Fridays may be everyone else’s favorite non-weekend day of the week, but ask most comic book fans and they’ll say Wednesday holds a special place in their hearts. It’s that magical day when a new batch of comics enters the world and our souls are nourished by their awesome. I don’t care what kind of a week I’m having. When new comics come out on Wednesday, I find a reason to smile.
This week, with Valentine’s Day coming up and me being single, I needed more reasons than usual. Thankfully, this week brought us Ms. Marvel #38 and I’m already feeling the love. It also happens to be the five-year anniversary since her landmark debut. Given all the awards and accolades she received in that time, this definitely qualifies as a milestone worth celebrating.
I’ve gone out of my way to praise Kamala Khan before, citing her as a prime example of how to do female superheroes right in this crazy era. She’s young, lovable, determined, and idealistic. She’s also relatable, dealing with the same problems that most stressed out teenagers from Jersey City often deal with. If the past five years of comics haven’t convinced you of that, then Ms. Marvel #38 should help make that point.
This milestone issue is a one-shot, self-contained story that starts off with Kamala being in a miserable mood. Then, after a brief, but colorful adventure with her friends, she remembers that being pissed off all day is a waste of a perfectly good day. It’s simple. Writer G. Willow Wilson doesn’t try to reinvent Kamala here. She just affirms why she has come as far as she has in five years.
A big part of that process involves highlighting the parts of Kamala’s life that don’t involve costumed villains, superpowers, and dealing with Deadpool’s dirty jokes. Wilson takes the time to show Kamala dealing with parents, siblings, and just getting to school on a day when she feels like crap. It may seem mundane, but Wilson uses it to humanize Kamala at every turn.
In the same tradition of Peter Parker’s Spider-Man, Kamala Khan’s Ms. Marvel is a teenage girl first and a superhero on the side. She doesn’t have the luxury of mixing her personal life with that of her superhero life. Both affect the other and rarely in a good way. She wants to be a superhero, but she doesn’t want to stop being Kamala Khan. That’s not just a challenge. It’s overwhelming.
The stress really gets to her in this Ms. Marvel #38. Even without some major villain attacking, she’s doubting herself and her ability to manage everything. Then, she finds herself plucked into a strange new dimension where the most cheesy tropes of old RPG games come to life. If it sounds random, that’s because it is, but that’s exactly why it works.
Like a double shot of espresso and a slap upside the head, Kamala has to stop moping and be Ms. Marvel. At the same time, she has to help her friends who get sucked into this world as well. Nakia, Zoe, and Bruno do not have superpowers. However, they still end up helping Kamala every bit as much as her powers.

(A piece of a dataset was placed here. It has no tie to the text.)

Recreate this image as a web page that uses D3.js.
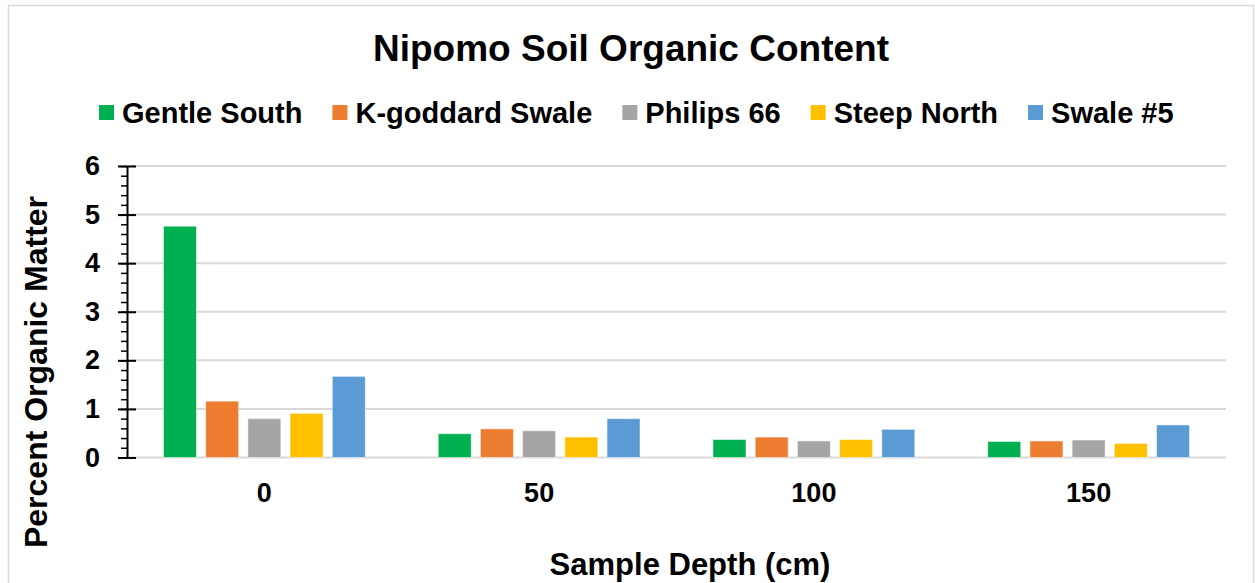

It’s one of the most common, but powerful themes of Ms. Marvel comics. Whereas supporting characters often end up being complications and liabilities for many heroes, Kamala’s supporting cast often supplement her heroics rather than hinder them. Sure, they still have to be rescued every now and then, but it never feels like anyone is a damsel.
There’s also more to this little dive into the world of overdone video game themes than just giving Kamala an adventure to go on. In between the colorful visuals that artist Nico Leon provides every step of the way, there are a few powerful moments in which Kamala and her friends realize how much they’ve grown and how much they haven’t.
It’s a fitting testament to how far Kamala Khan has come in the past five years. On some levels, she’s the same insecure girl she was before she got her powers. On others, she’s grown a lot since then. Having watched her grow since her debut issue, I found Ms. Marvel #38 to be a satisfying testament to the kind of hero she has become.
For that reason and plenty others, Ms. Marvel #38 is an easy choice for my weekly quick pick. Even if you haven’t been following Kamala Khan’s story too closely at this point, this wonderfully-crafted, self-contained story will help reveal why she has become such a big deal in comics in the past five years. Hopefully, the next five years are just as enjoyable, especially if she ever finds her way into the MCU.
Beyond being a teenager, a girl, and a fan of superheroes and video games, Kamala Khan’s journey is one that’s easy to follow and even easier to root for. She starts off having a bad day and you can’t help but want to see her turn it around. We’ve all had bad days. Some are so bad that even superpowers can’t cheer us up. However, Ms. Marvel finds a way because she’s just that special.